I waited so long to report on this that the Globe actually caught me up, but a couple of the potential late season bullpen contributors have been throwing well. In order of their proximity to the majors:

  1. Hansen:
    The one time future closer turned potential bust is quietly getting people out at a nice clip. In 11 IP, Hansen’s surrendered 1 unearned run and 2 hits, while K’ing 11, and perhaps most importantly, walking only 3. It’s too early to be excited, but it’s not impossible to imagine him to make a leap similar to the one Delcarmen executed last season.
  2. Masterson:
    Is straight lighting it up. Through an admittedly small sample size of 4 starts, the sinkerballer has a .95 ERA in 19 IP, to go along with 23 K’s and only 5 BB’s. He’s not long for Portland, sadly, as I doubt that I’ll get back to Maine in time to see another start from him there.
  3. Richardson:
    Ignored by the Globe, possibly because he’s more of a one pitch pitcher (fastball), the lefty Dutin Richardson is also throwing well for our AA club. In 3 starts covering 17 IP, he’s coughed up 4 ER while’s striking out 20 against 6 free passes. Not bad numbers, particularly given the fact that he’s a lefty.
  4. Bard:
    You might recall that I’ve been skeptical of Bard’s near term viability due to his complete inability to throw strikes. Well, given the fact that he throws near 100, count me among those that would be happy to be proven wrong. Which he may yet do, if his start is any indication. Law’s been hearing good things, saying “I’ve been hearing that Bard has been out of sight since Hawaii. His velo is back, and he’s pounding the lower half of the zone. And of course he’s throwing strikes,” and the numbers back him up. In 11.2 IP at Greenville, Bard’s K’d 16 against a mere 2 walks and 5 hits. For someone who spent last season walking better than a batter an inning, this is a positive development, small sample size or no.

The Catching Hopefuls

Beyond some of the nice pitching, there’s some decent news on the catching front. And with Kevin Cash as our primary backup, all I can say is thank Jebus. The rundown, in order of proximity to the majors:

  1. Kottaras:
    Not doing much other than leading a relatively strong Pawtucket offense in OPS with a .276/.354/621 line.
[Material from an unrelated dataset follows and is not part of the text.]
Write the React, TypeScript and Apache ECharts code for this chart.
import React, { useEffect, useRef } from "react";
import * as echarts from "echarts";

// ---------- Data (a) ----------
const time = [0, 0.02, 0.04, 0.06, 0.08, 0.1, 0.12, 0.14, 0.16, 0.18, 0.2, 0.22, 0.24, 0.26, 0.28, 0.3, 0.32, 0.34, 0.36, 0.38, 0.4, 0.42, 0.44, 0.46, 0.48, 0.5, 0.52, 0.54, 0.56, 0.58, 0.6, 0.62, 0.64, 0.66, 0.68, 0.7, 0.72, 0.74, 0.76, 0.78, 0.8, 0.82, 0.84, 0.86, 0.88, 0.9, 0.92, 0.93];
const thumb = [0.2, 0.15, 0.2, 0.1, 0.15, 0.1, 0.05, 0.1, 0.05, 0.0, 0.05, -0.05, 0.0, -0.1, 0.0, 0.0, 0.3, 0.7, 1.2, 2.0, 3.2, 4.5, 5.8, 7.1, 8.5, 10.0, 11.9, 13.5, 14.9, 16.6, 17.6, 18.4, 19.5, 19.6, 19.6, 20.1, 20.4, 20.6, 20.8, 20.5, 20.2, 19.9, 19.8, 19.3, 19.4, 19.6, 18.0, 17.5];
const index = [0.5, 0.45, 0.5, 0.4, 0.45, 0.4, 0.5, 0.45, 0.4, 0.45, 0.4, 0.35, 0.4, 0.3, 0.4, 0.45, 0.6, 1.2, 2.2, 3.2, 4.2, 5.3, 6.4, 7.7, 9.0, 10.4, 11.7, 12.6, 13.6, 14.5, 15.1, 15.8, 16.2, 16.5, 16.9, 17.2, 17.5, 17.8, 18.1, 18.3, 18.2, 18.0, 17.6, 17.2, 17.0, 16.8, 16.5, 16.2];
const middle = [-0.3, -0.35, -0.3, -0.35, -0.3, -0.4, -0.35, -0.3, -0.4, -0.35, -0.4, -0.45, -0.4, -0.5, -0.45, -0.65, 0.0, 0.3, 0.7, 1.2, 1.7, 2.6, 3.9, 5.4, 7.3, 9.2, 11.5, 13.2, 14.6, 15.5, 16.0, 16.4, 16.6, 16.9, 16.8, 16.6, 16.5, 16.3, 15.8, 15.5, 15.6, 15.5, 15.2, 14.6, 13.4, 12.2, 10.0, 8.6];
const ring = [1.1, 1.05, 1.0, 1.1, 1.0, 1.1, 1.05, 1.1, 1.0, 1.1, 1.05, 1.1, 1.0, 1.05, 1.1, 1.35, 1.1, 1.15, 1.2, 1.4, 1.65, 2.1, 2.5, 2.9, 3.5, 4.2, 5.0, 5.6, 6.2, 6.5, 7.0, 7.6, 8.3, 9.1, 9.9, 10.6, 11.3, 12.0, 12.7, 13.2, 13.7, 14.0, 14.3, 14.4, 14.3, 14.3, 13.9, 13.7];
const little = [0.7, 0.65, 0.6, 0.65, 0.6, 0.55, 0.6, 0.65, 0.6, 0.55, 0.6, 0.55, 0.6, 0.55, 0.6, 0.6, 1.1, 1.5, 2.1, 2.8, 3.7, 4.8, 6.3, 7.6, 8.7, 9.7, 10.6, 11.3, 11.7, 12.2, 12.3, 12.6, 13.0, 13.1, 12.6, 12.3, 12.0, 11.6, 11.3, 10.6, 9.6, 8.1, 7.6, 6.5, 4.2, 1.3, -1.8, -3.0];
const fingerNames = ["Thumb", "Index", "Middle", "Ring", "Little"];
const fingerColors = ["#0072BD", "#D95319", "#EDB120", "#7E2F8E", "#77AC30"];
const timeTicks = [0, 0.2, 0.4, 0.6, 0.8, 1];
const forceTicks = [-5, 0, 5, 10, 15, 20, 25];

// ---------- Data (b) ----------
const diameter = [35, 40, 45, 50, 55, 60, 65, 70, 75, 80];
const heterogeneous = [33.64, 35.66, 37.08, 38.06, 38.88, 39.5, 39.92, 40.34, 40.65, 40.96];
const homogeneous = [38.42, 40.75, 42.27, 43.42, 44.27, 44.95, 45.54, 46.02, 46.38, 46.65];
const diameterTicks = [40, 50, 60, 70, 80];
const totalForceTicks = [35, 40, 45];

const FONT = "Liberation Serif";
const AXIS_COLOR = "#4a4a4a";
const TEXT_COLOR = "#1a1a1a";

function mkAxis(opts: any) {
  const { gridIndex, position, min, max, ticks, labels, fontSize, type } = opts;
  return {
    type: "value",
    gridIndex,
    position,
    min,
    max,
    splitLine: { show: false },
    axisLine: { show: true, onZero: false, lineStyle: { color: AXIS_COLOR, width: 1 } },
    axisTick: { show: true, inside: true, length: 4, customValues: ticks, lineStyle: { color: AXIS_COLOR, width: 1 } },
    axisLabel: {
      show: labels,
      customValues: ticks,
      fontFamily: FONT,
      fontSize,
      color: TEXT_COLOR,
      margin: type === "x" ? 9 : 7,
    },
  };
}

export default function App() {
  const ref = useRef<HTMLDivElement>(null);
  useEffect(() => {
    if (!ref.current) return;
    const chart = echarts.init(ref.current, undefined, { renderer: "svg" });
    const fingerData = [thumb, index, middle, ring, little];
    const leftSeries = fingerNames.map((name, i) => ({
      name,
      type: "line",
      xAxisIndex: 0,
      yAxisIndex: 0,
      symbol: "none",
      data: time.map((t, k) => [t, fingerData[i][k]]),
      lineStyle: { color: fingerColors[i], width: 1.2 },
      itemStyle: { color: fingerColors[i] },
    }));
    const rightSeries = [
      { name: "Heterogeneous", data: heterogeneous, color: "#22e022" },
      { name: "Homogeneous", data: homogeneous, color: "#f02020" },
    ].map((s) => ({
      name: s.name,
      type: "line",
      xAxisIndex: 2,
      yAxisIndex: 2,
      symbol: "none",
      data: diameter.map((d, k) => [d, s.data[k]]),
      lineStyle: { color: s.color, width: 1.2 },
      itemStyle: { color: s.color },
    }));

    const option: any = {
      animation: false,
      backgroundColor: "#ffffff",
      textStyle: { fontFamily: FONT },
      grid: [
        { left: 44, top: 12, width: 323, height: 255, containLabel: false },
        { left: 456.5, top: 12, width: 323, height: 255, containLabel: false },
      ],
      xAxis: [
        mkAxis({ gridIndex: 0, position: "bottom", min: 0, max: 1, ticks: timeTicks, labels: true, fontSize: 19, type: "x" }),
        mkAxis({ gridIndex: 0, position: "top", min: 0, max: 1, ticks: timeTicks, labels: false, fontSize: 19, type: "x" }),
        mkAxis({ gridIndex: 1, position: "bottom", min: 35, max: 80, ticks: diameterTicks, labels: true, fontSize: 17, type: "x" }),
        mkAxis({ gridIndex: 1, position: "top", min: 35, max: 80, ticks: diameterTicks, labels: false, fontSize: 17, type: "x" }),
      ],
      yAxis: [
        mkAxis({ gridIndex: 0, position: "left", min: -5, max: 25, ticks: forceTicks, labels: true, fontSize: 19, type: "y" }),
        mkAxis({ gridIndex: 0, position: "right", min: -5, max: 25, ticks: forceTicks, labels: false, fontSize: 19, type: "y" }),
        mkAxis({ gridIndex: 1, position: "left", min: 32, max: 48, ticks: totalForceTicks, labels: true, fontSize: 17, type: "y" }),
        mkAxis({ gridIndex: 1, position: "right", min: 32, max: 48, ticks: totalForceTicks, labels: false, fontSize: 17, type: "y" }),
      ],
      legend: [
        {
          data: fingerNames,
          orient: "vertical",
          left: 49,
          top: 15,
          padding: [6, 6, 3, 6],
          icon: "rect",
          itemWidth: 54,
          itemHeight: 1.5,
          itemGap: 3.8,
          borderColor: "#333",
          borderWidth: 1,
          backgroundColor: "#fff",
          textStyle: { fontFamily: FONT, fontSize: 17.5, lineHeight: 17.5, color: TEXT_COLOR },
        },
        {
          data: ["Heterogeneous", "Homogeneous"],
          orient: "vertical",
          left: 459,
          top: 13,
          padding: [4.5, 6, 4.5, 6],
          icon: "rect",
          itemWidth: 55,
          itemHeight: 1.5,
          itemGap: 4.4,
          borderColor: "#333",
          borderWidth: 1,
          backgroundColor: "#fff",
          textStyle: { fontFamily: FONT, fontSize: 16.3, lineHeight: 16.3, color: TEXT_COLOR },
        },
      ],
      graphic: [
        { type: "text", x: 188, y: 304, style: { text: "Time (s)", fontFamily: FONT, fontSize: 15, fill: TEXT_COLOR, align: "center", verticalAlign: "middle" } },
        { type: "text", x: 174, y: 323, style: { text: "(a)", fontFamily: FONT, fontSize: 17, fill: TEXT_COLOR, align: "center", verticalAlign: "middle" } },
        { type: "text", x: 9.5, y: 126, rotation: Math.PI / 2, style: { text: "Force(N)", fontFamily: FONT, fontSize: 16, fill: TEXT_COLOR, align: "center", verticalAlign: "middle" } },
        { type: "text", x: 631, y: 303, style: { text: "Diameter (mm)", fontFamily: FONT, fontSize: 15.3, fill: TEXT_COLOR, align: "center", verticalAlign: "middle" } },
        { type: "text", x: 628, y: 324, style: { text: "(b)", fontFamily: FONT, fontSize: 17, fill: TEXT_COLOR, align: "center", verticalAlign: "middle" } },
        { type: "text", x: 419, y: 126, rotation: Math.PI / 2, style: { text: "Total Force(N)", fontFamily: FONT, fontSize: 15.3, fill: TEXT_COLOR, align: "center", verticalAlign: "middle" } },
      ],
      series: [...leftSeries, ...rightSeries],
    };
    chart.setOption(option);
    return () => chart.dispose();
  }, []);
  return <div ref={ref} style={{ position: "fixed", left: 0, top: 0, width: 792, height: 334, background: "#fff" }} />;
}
The major obstacle to his ascension this season is his defensive liability; he’s not Tek, and while he’s presumably catching the knuckleballer Charlie Zink, I haven’t heard that he’s a candidate for Cash’s spot.
  2. Brown:
    Brown’s tailed off a bit since an early hot start, but .762 OPS (.244/.340/.422) at Pawtucket is at least respectable given his reputation as a solid defensive catcher.
  3. Wagner:
    Like Brown, Wagner’s tailed off a bit since the start of the season, but in his first season at AA, he’s putting up a .250/.318/.350 line. Far from setting the world on fire, but the 23 year old is keeping his head above water which is nice to see.

The Good and Bad Mechanics

Like Rob Neyer, these photos of Lopez and Oki mid-delivery make me vaguely nauseous. But I’m gratified that Driveline Mechanics has little but positive feedback on Buchholz’ mechanics.

The Kids

Kevin Thomas just covered this, but let me reinforce his contention that the kids are playing well. Ellsbury’s speed – particularly in the Yankees series – proved to be gamebreaking as advertised. And Lowrie? Well, he’s merely putting up a .429/.375/.571 line since his call up.

Yes, the kids will take their lumps as all rookies do. Some will flame out spectacularly. But for now they’re doing well plugging holes and making other assets (Crisp, Lugo) expendable in the event that we can find a good trading partner.